Defence officials would not say why Canada -- which will have a submarine fleet of only four ships after it finishes taking delivery later this year of four used subs purchased from Britain -- would need such state-of-the art torpedoes.

"It's the Canadian Forces who would be acquiring these torpedoes," said Alastair Mullin, a spokesman for Defence Minister Art Eggleton. "There would be a variety of functions."

Pope, 54, was released from prison on Dec. 14 on humanitarian grounds and expelled from Russia after spending eight months in jail charged with stealing state secrets.

The former U.S. Navy intelligence officer has admitted to buying designs and technical details involving the Shkval (Squall) torpedo system, but he insisted he had acted legally and his company, CERF Technologies International of State College, Pa., was interested only in the torpedo's civilian applications.

The Shkval torpedo is a revolutionary new weapon that has special hydrodynamic properties that enable it to travel twice as fast as any similar weapon made by countries in the West.

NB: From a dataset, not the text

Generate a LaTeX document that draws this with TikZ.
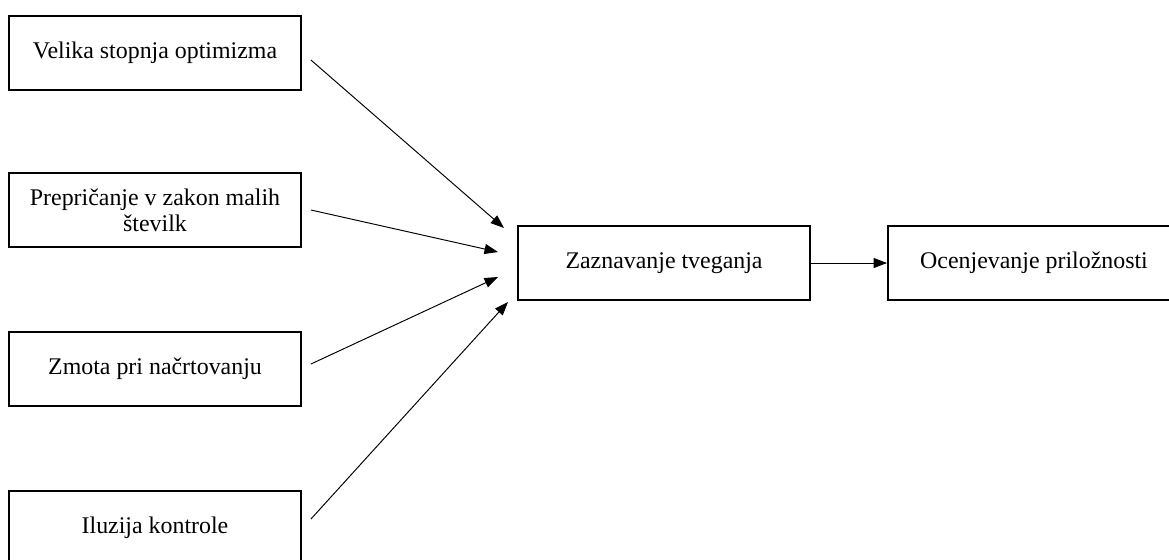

Western military experts suspect last August's tragic sinking of the Russian nuclear-powered submarine Kursk may have involved a top-secret test of an "improved" Shkval torpedo.

Just weeks before the Kursk mysteriously exploded and sank, killing 100 seamen on board, a Canadian bid to buy five Shkval torpedoes and their blueprints for between $6 million and $10 million suddenly collapsed.

According to Wednesday's Washington Post article, U.S. intelligence sources say the Canadian government, acting though unidentified European middlemen, had been spearheading an international deal to purchase the top-secret torpedoes from a defence plant in the former Soviet republic of Kyrgyzstan.

The deal was apparently on the verge of going through when it collapsed.

Within a matter of days of the collapsed deal, Pope was arrested in a Moscow hotel room on suspicion of espionage.

According to the U.S. intelligence sources quoted in the Washington Post, Pope "fell afoul of a (Canadian) intelligence operation in which he was not involved."